President Obama, environmentally minded political leaders and most of the major
environmental organizations have been promoting both the “green revolution” and the
“brown surge,” supporting both renewables and the continued use of fossil fuels.
They have failed to hammer home the message that a completely renewable future
will be lower in cost, as well as necessity if we are to halt global warming, much less
propose programs to make it happen. This is despite the fact that a long-sought
bipartisan goal of U.S. energy policy has been to achieve energy independence. An
all-renewable supply is the best way to do so.

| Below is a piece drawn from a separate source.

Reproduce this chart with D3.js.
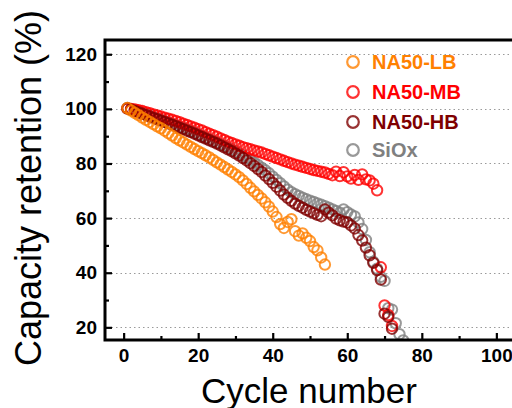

By reducing emissions by 3 percent each year, the authors argue we would be
capable of achieving a zero-emissions society in 35 years. The book manages to
reconcile its lofty goals with sensible policy prescriptions. Big items on the agenda put
forth in this book include:
Outlawing the building of new fossil-fueled electric power plants;
Creating a Federal Green Bank, which provides loan guarantees (not loans) for the
financing of railroad electrification and for the construction of renewable electricity
Requiring that all new homes and buildings be Green House Gas (GHG) -free and
existing buildings be retrofitted to zero GHG at time of sale or within fifteen years; and
Requiring all major auto, truck and bus manufacturers to reduce GHG emissions of
vehicles by 3 percent each year, through a combination of improvements in mileage
and lower GHG emissions.
The authors also note that big energy companies and their campaign contributions
from the fossil fuel and nuclear industries have stifled sound, sustainable energy
policies but how, with a little focused “civic energy” we can motivate industry and utility
companies to adopt cleaner practices and policies that can make 3 percent annual
emissions reductions not only feasible, but profitable.

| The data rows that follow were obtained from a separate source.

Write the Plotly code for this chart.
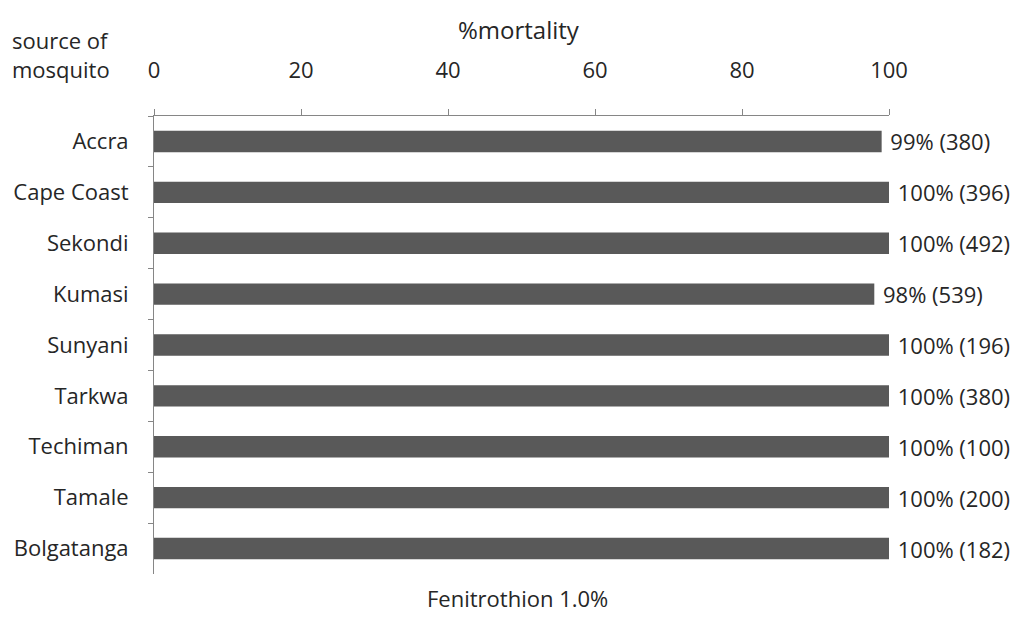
import plotly.graph_objects as go

sites = ["Accra", "Cape Coast", "Sekondi", "Kumasi", "Sunyani", "Tarkwa",
         "Techiman", "Tamale", "Bolgatanga"]
mortality = [99, 100, 100, 98, 100, 100, 100, 100, 100]
n_tested = [380, 396, 492, 539, 196, 380, 100, 200, 182]
labels = [f" {m}% ({n})" for m, n in zip(mortality, n_tested)]

FONT = "Open Sans"
AX = "#868686"
TXT = "#262626"

fig = go.Figure(go.Bar(
    x=mortality, y=sites, orientation="h",
    marker=dict(color="#595959", line=dict(width=0)),
    text=labels, textposition="outside", cliponaxis=False,
    constraintext="none",
    textfont=dict(family=FONT, size=22, color=TXT),
    width=0.42,
))

fig.update_layout(
    width=1026, height=639,
    margin=dict(l=146, r=145, t=108, b=73, autoexpand=False),
    paper_bgcolor="white", plot_bgcolor="white",
    showlegend=False,
    font=dict(family=FONT, size=22, color=TXT),
    xaxis=dict(
        side="top", range=[0, 100], dtick=20, showgrid=False, zeroline=False,
        showline=True, linecolor=AX, linewidth=1,
        ticks="outside", ticklen=6, tickcolor=AX,
        tickfont=dict(size=22), ticklabelstandoff=22,
    ),
    yaxis=dict(
        autorange="reversed", showgrid=False, zeroline=False,
        showline=True, linecolor=AX, linewidth=1,
        ticks="outside", ticklen=5, tickcolor=AX, tickson="boundaries",
        tickfont=dict(size=22), ticklabelstandoff=20,
    ),
    annotations=[
        dict(text="%mortality", xref="paper", yref="paper",
             x=0.497, y=1.188, xanchor="center", yanchor="middle",
             showarrow=False, font=dict(size=24)),
        dict(text="source of<br>mosquito", xref="paper", yref="paper",
             x=-0.196, y=1.135, xanchor="left", yanchor="middle", align="left",
             showarrow=False, font=dict(size=22)),
        dict(text="Fenitrothion 1.0%", xref="paper", yref="paper",
             x=0.495, y=-0.052, xanchor="center", yanchor="middle",
             showarrow=False, font=dict(size=22)),
    ],
)

fig.write_html("out.html")
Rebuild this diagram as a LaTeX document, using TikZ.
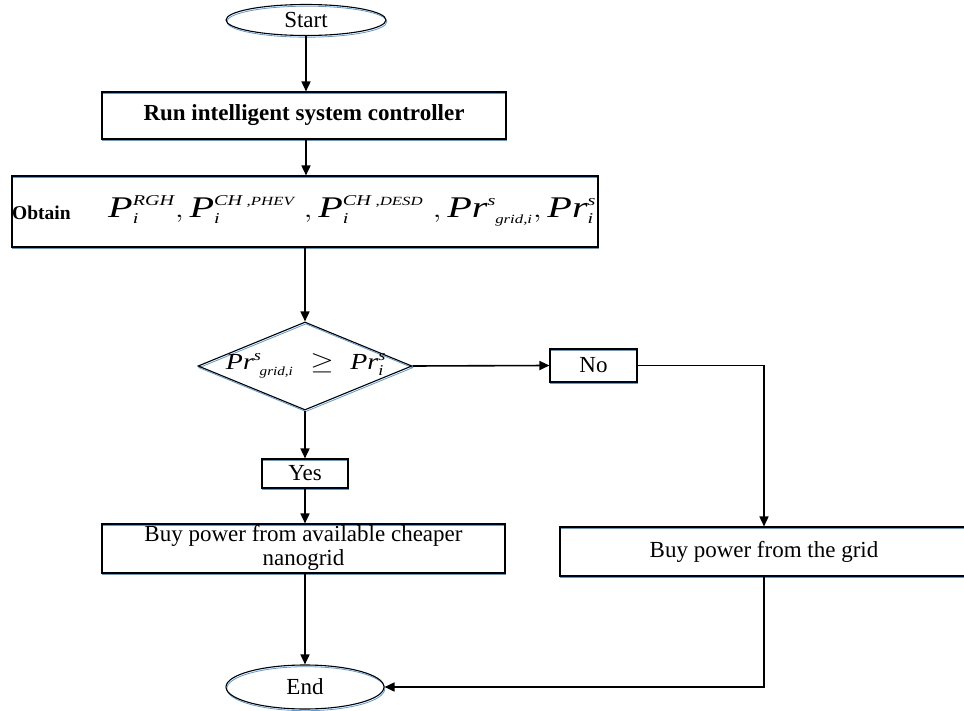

The authors also challenge the notion that nuclear power and natural gas will
eliminate our climate change woes and argue that renewables are a better financial
bet for the consumer than oil, coal, natural gas or nuclear power for several reasons:
Nuclear power is a poor economic risk, requiring full government (taxpayer) loan
guarantees, and also because no private insurance is available for an accident that
causes billions of dollars of damage.
There are no fuel costs for solar and wind maintenance and it is thus virtually inflation-
Renewable costs are going down while the price of oil fluctuates with an upward trend.
The future price of natural gas is most likely to go up.
The savings in the indirect cost of renewables over coal, oil, natural gas and nuclear
power are profound. Some indirect costs include damages from environmental
contamination, climate change, health expenses, managing the risks of nuclear power
and military commitments—including deployments and even wars to safeguard oil
from the Middle East.
When All-Electric America comes out in January of 2016 you will have a chance to
make yourself knowledgeable about the real avenues available to us to transform our
energy infrastructure for present and future generations by moving toward a new
renewable energy economy with far more jobs, health, efficiency and security benefits
than there are in relying on hydrocarbons and radioactive atoms.